# DATA PROVIDED start

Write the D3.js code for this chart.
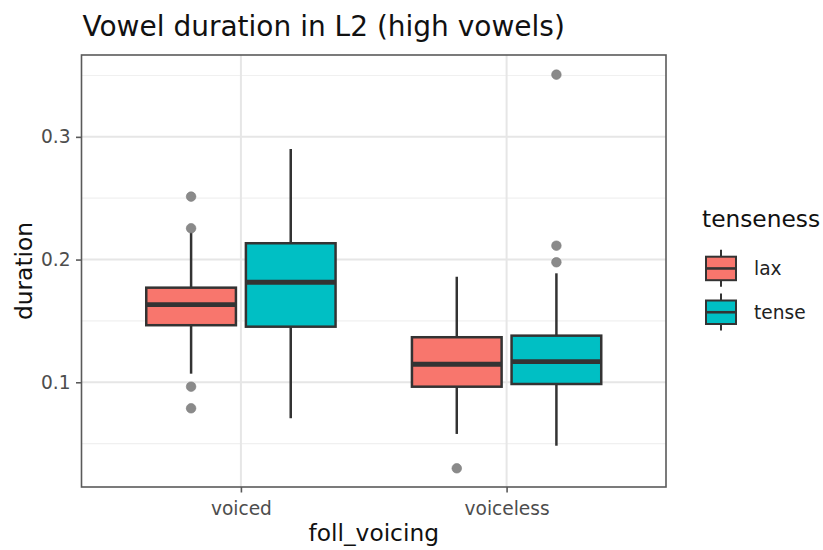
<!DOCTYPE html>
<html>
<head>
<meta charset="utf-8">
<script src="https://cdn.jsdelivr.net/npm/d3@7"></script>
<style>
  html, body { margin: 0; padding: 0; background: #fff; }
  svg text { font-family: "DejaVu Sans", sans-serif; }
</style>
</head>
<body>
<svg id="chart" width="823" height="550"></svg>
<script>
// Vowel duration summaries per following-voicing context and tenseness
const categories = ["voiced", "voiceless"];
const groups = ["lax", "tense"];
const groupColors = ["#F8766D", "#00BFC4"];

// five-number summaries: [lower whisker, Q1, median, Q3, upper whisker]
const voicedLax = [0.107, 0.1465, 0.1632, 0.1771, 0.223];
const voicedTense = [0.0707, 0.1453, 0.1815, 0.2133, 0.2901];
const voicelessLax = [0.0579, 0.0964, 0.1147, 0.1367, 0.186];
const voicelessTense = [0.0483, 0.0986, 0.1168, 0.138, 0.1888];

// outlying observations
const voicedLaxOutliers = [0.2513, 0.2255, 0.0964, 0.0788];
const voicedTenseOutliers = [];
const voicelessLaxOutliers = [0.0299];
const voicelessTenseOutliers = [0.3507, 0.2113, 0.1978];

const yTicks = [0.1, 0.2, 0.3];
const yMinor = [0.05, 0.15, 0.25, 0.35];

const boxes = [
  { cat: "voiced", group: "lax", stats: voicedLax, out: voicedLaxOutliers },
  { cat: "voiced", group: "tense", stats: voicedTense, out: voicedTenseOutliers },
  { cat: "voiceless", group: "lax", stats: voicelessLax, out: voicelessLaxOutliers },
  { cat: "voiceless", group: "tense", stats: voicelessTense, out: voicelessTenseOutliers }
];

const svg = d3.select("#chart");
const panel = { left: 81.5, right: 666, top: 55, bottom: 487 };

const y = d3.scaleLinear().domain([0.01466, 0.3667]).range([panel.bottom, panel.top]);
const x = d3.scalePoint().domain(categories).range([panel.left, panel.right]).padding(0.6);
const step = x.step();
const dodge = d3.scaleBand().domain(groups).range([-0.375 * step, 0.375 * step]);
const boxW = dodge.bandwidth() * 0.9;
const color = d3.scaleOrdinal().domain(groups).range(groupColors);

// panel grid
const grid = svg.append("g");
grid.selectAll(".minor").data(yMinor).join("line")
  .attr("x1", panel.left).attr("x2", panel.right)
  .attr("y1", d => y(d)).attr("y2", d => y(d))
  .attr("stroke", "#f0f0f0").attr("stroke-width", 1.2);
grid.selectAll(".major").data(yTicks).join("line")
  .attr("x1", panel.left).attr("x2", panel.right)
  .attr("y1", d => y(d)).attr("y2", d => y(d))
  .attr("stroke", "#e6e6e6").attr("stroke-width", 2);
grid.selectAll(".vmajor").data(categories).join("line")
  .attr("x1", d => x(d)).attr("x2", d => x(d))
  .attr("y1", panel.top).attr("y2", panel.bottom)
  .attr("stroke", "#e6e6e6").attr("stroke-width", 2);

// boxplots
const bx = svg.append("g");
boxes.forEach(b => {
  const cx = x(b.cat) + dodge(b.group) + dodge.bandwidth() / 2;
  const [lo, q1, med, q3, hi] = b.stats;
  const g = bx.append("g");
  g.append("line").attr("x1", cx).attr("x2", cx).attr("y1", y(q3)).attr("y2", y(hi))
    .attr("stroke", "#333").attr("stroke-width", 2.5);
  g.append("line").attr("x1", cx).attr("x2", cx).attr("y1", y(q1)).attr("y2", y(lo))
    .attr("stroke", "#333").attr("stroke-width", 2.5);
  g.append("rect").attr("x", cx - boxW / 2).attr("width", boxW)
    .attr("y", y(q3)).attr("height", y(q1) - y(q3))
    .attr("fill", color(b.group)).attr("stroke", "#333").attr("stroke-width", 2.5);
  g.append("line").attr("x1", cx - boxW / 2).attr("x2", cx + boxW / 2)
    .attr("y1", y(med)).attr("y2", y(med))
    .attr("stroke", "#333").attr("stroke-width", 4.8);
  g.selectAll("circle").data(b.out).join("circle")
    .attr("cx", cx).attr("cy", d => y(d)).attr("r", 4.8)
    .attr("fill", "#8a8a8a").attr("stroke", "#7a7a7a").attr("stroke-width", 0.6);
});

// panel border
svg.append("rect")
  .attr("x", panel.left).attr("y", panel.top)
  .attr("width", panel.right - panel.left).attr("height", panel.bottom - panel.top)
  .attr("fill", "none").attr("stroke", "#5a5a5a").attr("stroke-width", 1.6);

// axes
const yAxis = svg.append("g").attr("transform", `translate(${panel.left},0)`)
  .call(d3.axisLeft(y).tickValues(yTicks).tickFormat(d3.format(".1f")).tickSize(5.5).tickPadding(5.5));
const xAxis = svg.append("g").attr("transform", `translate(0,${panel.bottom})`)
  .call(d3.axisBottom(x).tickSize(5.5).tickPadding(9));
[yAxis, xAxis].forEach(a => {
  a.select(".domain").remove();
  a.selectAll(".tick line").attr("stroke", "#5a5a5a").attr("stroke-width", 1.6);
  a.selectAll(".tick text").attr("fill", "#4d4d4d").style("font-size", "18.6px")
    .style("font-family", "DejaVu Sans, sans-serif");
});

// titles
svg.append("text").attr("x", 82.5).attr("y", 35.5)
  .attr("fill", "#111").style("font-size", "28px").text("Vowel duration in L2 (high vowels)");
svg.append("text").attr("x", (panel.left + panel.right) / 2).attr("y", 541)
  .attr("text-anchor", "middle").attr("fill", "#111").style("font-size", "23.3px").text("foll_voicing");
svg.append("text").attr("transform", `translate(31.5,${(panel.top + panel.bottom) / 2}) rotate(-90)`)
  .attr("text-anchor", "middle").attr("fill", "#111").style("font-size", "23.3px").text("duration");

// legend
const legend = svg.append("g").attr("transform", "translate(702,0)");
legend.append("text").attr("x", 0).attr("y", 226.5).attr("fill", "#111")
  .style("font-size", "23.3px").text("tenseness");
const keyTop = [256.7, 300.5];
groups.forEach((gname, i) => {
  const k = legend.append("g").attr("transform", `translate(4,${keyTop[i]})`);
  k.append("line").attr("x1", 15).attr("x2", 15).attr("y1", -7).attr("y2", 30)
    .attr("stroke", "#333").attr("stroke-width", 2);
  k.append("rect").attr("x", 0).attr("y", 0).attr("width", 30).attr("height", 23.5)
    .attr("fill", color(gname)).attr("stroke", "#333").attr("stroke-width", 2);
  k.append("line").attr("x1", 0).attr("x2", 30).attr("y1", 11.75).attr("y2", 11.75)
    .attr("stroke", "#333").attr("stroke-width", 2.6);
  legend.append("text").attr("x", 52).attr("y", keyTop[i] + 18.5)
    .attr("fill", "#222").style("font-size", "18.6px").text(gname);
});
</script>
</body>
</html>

# DATA PROVIDED end

> [WHAT YOU HAVE TO DO]
What is the number of lines containing "chart"? Give that number only.

> [TASK ANSWER]
3